RFR 8025003: Base64 should be less strict with padding
Alan Bateman
Alan.Bateman at oracle.com
Wed Nov 13 16:51:02 UTC 2013
On 13/11/2013 04:21, Bill Shannon wrote:
> :
> There's really no error recovery possible, and certainly no program is
> going to attempt error recovery. As I said, there's only two reasonable
> things to do: 1) throw up your hands, claim the data is corrupt, and tell
> the user there's nothing you can do, or 2) do your best job to give the user
> as much data as possible, and let the user decide if the data is in fact corrupt.

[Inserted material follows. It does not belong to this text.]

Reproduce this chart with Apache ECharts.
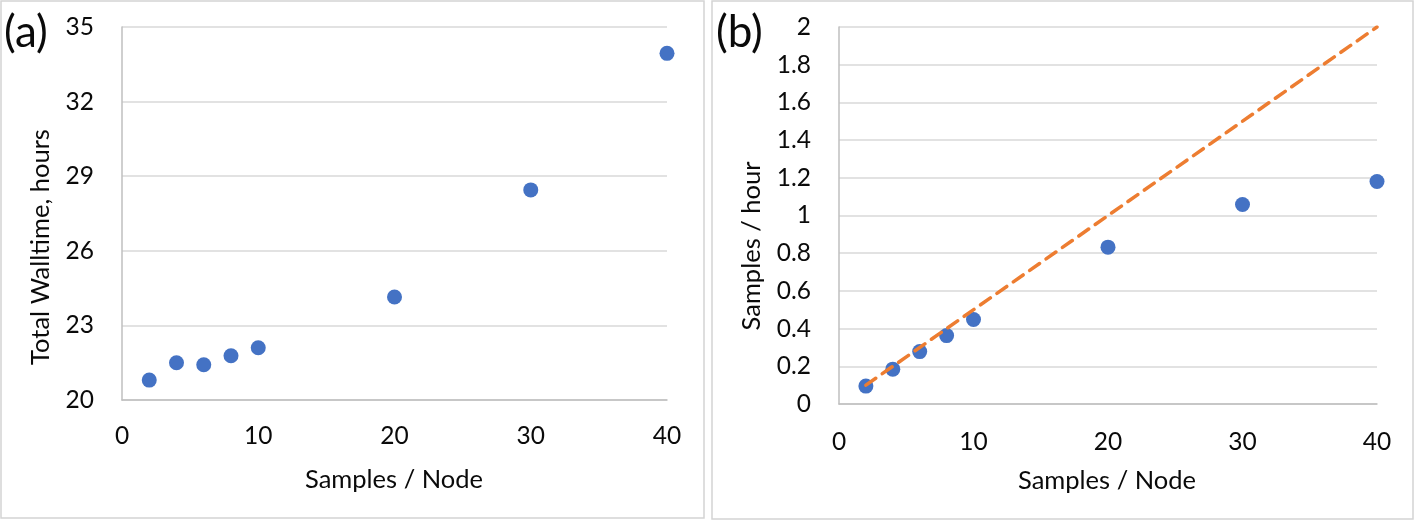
<!DOCTYPE html>
<html>
<head>
<meta charset="utf-8">
<script src="https://cdn.jsdelivr.net/npm/echarts@6/dist/echarts.min.js"></script>
<style>
html,body{margin:0;padding:0;background:#fff;}
#c{width:1415px;height:521px;}
</style>
</head>
<body>
<div id="c"></div>
<script>
// ---- data ----
const xTicks = [0, 10, 20, 30, 40];
const walltimeA = [[2, 20.8], [4, 21.5], [6, 21.42], [8, 21.78], [10, 22.1], [20, 24.14], [30, 28.45], [40, 33.94]];
const yTicksA = [20, 23, 26, 29, 32, 35];
const rateB = [[2, 0.095], [4, 0.185], [6, 0.278], [8, 0.363], [10, 0.448], [20, 0.832], [30, 1.058], [40, 1.18]];
const idealB = [[2, 0.1], [40, 2.0]];
const yTicksB = [0, 0.2, 0.4, 0.6, 0.8, 1, 1.2, 1.4, 1.6, 1.8, 2];
const labelA = '(a)', labelB = '(b)';
const xTitle = 'Samples / Node';
const yTitleA = 'Total Walltime, hours';
const yTitleB = 'Samples / hour';

const FONT = 'Lato';
const txt = '#0a0a0a';
const tickFont = {fontFamily: FONT, fontSize: 24.5, color: txt};
const titleFont = '25.5px Lato';

function xAxisCfg(gi, margin) {
  return {
    type: 'value', gridIndex: gi, min: 0, max: 40, interval: 10,
    axisLine: {show: true, lineStyle: {color: '#BFBFBF', width: 1.5}},
    axisTick: {show: false},
    splitLine: {show: false},
    axisLabel: Object.assign({margin: margin, customValues: xTicks}, tickFont)
  };
}

const chart = echarts.init(document.getElementById('c'), null, {renderer: 'canvas'});
chart.setOption({
  animation: false,
  backgroundColor: '#fff',
  grid: [
    {left: 122, top: 27, width: 545, height: 373},
    {left: 839, top: 27, width: 538, height: 377}
  ],
  xAxis: [xAxisCfg(0, 24), xAxisCfg(1, 26)],
  yAxis: [
    {
      type: 'value', gridIndex: 0, min: 20, max: 35,
      axisLine: {show: true, lineStyle: {color: '#BFBFBF', width: 1.5}},
      axisTick: {show: false, customValues: yTicksA},
      splitLine: {show: true, lineStyle: {color: '#D9D9D9', width: 1.5}},
      axisLabel: Object.assign({margin: 28, customValues: yTicksA}, tickFont)
    },
    {
      type: 'value', gridIndex: 1, min: 0, max: 2, interval: 0.2,
      axisLine: {show: true, lineStyle: {color: '#BFBFBF', width: 1.5}},
      axisTick: {show: false, customValues: yTicksB},
      splitLine: {show: true, lineStyle: {color: '#D9D9D9', width: 1.5}},
      axisLabel: Object.assign({margin: 28, customValues: yTicksB}, tickFont)
    }
  ],
  series: [
    {
      type: 'scatter', xAxisIndex: 0, yAxisIndex: 0, data: walltimeA,
      symbolSize: 15, itemStyle: {color: '#4472C4', opacity: 1}
    },
    {
      type: 'scatter', xAxisIndex: 1, yAxisIndex: 1, data: rateB,
      symbolSize: 15, itemStyle: {color: '#4472C4', opacity: 1}
    },
    {
      type: 'line', xAxisIndex: 1, yAxisIndex: 1, data: idealB, symbol: 'none', z: 5,
      lineStyle: {color: '#ED7D31', width: 3.5, type: [12, 8], cap: 'round'}
    }
  ],
  graphic: [
    {type: 'rect', shape: {x: 1, y: 1, width: 703, height: 517}, style: {fill: 'none', stroke: '#D4D4D4', lineWidth: 1.5}, silent: true},
    {type: 'rect', shape: {x: 712, y: 1, width: 701, height: 518}, style: {fill: 'none', stroke: '#D4D4D4', lineWidth: 1.5}, silent: true},
    {type: 'text', x: 4, y: 33, style: {text: labelA, font: '44px Lato', fill: txt, verticalAlign: 'middle'}},
    {type: 'text', x: 716, y: 33, style: {text: labelB, font: '44px Lato', fill: txt, verticalAlign: 'middle'}},
    {type: 'text', x: 41, y: 247, rotation: Math.PI / 2, style: {text: yTitleA, font: titleFont, fill: txt, align: 'center', verticalAlign: 'middle'}},
    {type: 'text', x: 752, y: 246, rotation: Math.PI / 2, style: {text: yTitleB, font: titleFont, fill: txt, align: 'center', verticalAlign: 'middle'}},
    {type: 'text', x: 394, y: 480, style: {text: xTitle, font: titleFont, fill: txt, align: 'center', verticalAlign: 'middle'}},
    {type: 'text', x: 1107, y: 481, style: {text: xTitle, font: titleFont, fill: txt, align: 'center', verticalAlign: 'middle'}}
  ]
});
</script>
</body>
</html>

> I'd be happy for you to provide options to do both. Doing something that's
> half way between the two just isn't useful.
>
A variation of the second might be for the decoder to stop when it
encounters an error (illegal character, missing pad characters,
insufficient bits in the last unit). That is, give the user the bytes
that have been successfully decoded plus an indication that the
remaining bytes have not been processed due to an error. This wouldn't
be too hard to add with changes or variations of the decode methods that
decode buffers (as the source buffer can report if it has
remaining/unprocessed bytes). It's just a bit more work for users of the
API that want to be able to handle corrupt or truncated input. From a
quick look then it actually isn't too far from where Sherman was going,
at least it wouldn't be if missing pad characters were treated as an
error (as they were previously).
The other thought is the charset API where a charset decoder can be
configured to ignore, replace or report then malformed or unmappable
input. Having support for all these actions is important for charset
encoding/decoding but seems way too much for Base64 where I think the
API should be simple for the majority of usages.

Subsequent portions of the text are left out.